**Raw data**
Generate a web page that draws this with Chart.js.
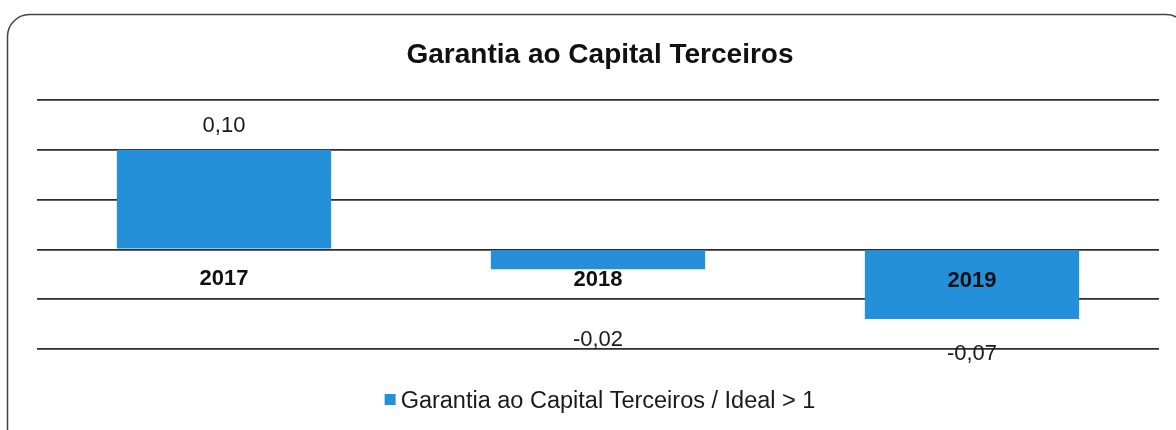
<!DOCTYPE html>
<html>
<head>
<meta charset="utf-8">
<script src="https://cdn.jsdelivr.net/npm/chart.js@4/dist/chart.umd.min.js"></script>
<style>
  html, body { margin: 0; padding: 0; background: #ffffff; }
  #wrap { position: relative; width: 1176px; height: 430px; }
</style>
</head>
<body>
<div id="wrap"><canvas id="c" width="1176" height="430"></canvas></div>
<script>
// ---- data ----
const categories = ['2017', '2018', '2019'];
const values = [0.10, -0.02, -0.07];
const valueLabels = ['0,10', '-0,02', '-0,07'];
const seriesName = 'Garantia ao Capital Terceiros / Ideal > 1';
const chartTitle = 'Garantia ao Capital Terceiros';
const yTicks = { min: -0.10, max: 0.15, step: 0.05 };

// ---- style ----
const FONT = '"Liberation Sans", Arial, sans-serif';
const BAR_COLOR = '#2390d9';
const GRID_COLOR = '#2e2e2e';
const valueLabelOffsets = [-18, 77, 41];   // baseline offset from bar end (px)
const catLabelOffsets = [36, 37, 38];      // baseline offset below zero line (px)

const decor = {
  id: 'decor',
  beforeDraw(chart) {
    const ctx = chart.ctx;
    ctx.save();
    ctx.fillStyle = '#ffffff';
    ctx.fillRect(0, 0, chart.width, chart.height);
    // rounded frame
    ctx.strokeStyle = '#444';
    ctx.lineWidth = 1.5;
    const x0 = 7.5, y0 = 14.5, x1 = 1188, y1 = 450, r = 22;
    ctx.beginPath();
    ctx.moveTo(x0, y1);
    ctx.lineTo(x0, y0 + r);
    ctx.arcTo(x0, y0, x0 + r, y0, r);
    ctx.lineTo(x1 - r, y0);
    ctx.arcTo(x1, y0, x1, y0 + r, r);
    ctx.lineTo(x1, y1);
    ctx.stroke();
    ctx.restore();
  },
  afterDatasetsDraw(chart) {
    const ctx = chart.ctx;
    const meta = chart.getDatasetMeta(0);
    const yScale = chart.scales.y;
    const zeroY = yScale.getPixelForValue(0);
    ctx.save();
    ctx.textAlign = 'center';
    ctx.textBaseline = 'alphabetic';
    // title
    ctx.fillStyle = '#111';
    ctx.font = 'bold 28px ' + FONT;
    ctx.fillText(chartTitle, 600, 63);
    meta.data.forEach((bar, i) => {
      // category labels on zero line
      ctx.font = 'bold 22px ' + FONT;
      ctx.fillStyle = '#111';
      ctx.fillText(categories[i], bar.x, zeroY + catLabelOffsets[i]);
      // value labels
      ctx.font = '22px ' + FONT;
      ctx.fillStyle = '#1a1a1a';
      ctx.fillText(valueLabels[i], bar.x, bar.y + valueLabelOffsets[i]);
    });
    // legend
    ctx.font = '23.5px ' + FONT;
    ctx.textAlign = 'left';
    const tw = ctx.measureText(seriesName).width;
    const box = 11, gap = 5;
    const lx = 600 - (box + gap + tw) / 2;
    ctx.fillStyle = BAR_COLOR;
    ctx.fillRect(lx, 394, box, box);
    ctx.fillStyle = '#1a1a1a';
    ctx.fillText(seriesName, lx + box + gap, 408);
    ctx.restore();
  }
};

new Chart(document.getElementById('c'), {
  type: 'bar',
  data: {
    labels: categories,
    datasets: [{
      label: seriesName,
      data: values,
      backgroundColor: BAR_COLOR,
      borderWidth: 0,
      categoryPercentage: 1.0,
      barPercentage: 0.573
    }]
  },
  options: {
    responsive: false,
    animation: false,
    devicePixelRatio: 1,
    layout: { padding: { left: 37, right: 17, top: 100, bottom: 81 } },
    plugins: {
      legend: { display: false },
      title: { display: false },
      tooltip: { enabled: false }
    },
    scales: {
      x: { display: false },
      y: {
        min: yTicks.min,
        max: yTicks.max,
        ticks: { display: false, stepSize: yTicks.step },
        grid: { color: GRID_COLOR, lineWidth: 1.8, drawTicks: false },
        border: { display: false }
      }
    }
  },
  plugins: [decor]
});
</script>
</body>
</html>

**Short problem**
Print out the material word for word, omitting the pictures.

**Response to this exercise**
Generate a web page that draws this with Chart.js.
<!DOCTYPE html>
<html>
<head>
<meta charset="utf-8">
<script src="https://cdn.jsdelivr.net/npm/chart.js@4/dist/chart.umd.min.js"></script>
<style>
  html, body { margin: 0; padding: 0; background: #ffffff; }
  #wrap { position: relative; width: 1176px; height: 430px; }
</style>
</head>
<body>
<div id="wrap"><canvas id="c" width="1176" height="430"></canvas></div>
<script>
// ---- data ----
const categories = ['2017', '2018', '2019'];
const values = [0.10, -0.02, -0.07];
const valueLabels = ['0,10', '-0,02', '-0,07'];
const seriesName = 'Garantia ao Capital Terceiros / Ideal > 1';
const chartTitle = 'Garantia ao Capital Terceiros';
const yTicks = { min: -0.10, max: 0.15, step: 0.05 };

// ---- style ----
const FONT = '"Liberation Sans", Arial, sans-serif';
const BAR_COLOR = '#2390d9';
const GRID_COLOR = '#2e2e2e';
const valueLabelOffsets = [-18, 77, 41];   // baseline offset from bar end (px)
const catLabelOffsets = [36, 37, 38];      // baseline offset below zero line (px)

const decor = {
  id: 'decor',
  beforeDraw(chart) {
    const ctx = chart.ctx;
    ctx.save();
    ctx.fillStyle = '#ffffff';
    ctx.fillRect(0, 0, chart.width, chart.height);
    // rounded frame
    ctx.strokeStyle = '#444';
    ctx.lineWidth = 1.5;
    const x0 = 7.5, y0 = 14.5, x1 = 1188, y1 = 450, r = 22;
    ctx.beginPath();
    ctx.moveTo(x0, y1);
    ctx.lineTo(x0, y0 + r);
    ctx.arcTo(x0, y0, x0 + r, y0, r);
    ctx.lineTo(x1 - r, y0);
    ctx.arcTo(x1, y0, x1, y0 + r, r);
    ctx.lineTo(x1, y1);
    ctx.stroke();
    ctx.restore();
  },
  afterDatasetsDraw(chart) {
    const ctx = chart.ctx;
    const meta = chart.getDatasetMeta(0);
    const yScale = chart.scales.y;
    const zeroY = yScale.getPixelForValue(0);
    ctx.save();
    ctx.textAlign = 'center';
    ctx.textBaseline = 'alphabetic';
    // title
    ctx.fillStyle = '#111';
    ctx.font = 'bold 28px ' + FONT;
    ctx.fillText(chartTitle, 600, 63);
    meta.data.forEach((bar, i) => {
      // category labels on zero line
      ctx.font = 'bold 22px ' + FONT;
      ctx.fillStyle = '#111';
      ctx.fillText(categories[i], bar.x, zeroY + catLabelOffsets[i]);
      // value labels
      ctx.font = '22px ' + FONT;
      ctx.fillStyle = '#1a1a1a';
      ctx.fillText(valueLabels[i], bar.x, bar.y + valueLabelOffsets[i]);
    });
    // legend
    ctx.font = '23.5px ' + FONT;
    ctx.textAlign = 'left';
    const tw = ctx.measureText(seriesName).width;
    const box = 11, gap = 5;
    const lx = 600 - (box + gap + tw) / 2;
    ctx.fillStyle = BAR_COLOR;
    ctx.fillRect(lx, 394, box, box);
    ctx.fillStyle = '#1a1a1a';
    ctx.fillText(seriesName, lx + box + gap, 408);
    ctx.restore();
  }
};

new Chart(document.getElementById('c'), {
  type: 'bar',
  data: {
    labels: categories,
    datasets: [{
      label: seriesName,
      data: values,
      backgroundColor: BAR_COLOR,
      borderWidth: 0,
      categoryPercentage: 1.0,
      barPercentage: 0.573
    }]
  },
  options: {
    responsive: false,
    animation: false,
    devicePixelRatio: 1,
    layout: { padding: { left: 37, right: 17, top: 100, bottom: 81 } },
    plugins: {
      legend: { display: false },
      title: { display: false },
      tooltip: { enabled: false }
    },
    scales: {
      x: { display: false },
      y: {
        min: yTicks.min,
        max: yTicks.max,
        ticks: { display: false, stepSize: yTicks.step },
        grid: { color: GRID_COLOR, lineWidth: 1.8, drawTicks: false },
        border: { display: false }
      }
    }
  },
  plugins: [decor]
});
</script>
</body>
</html>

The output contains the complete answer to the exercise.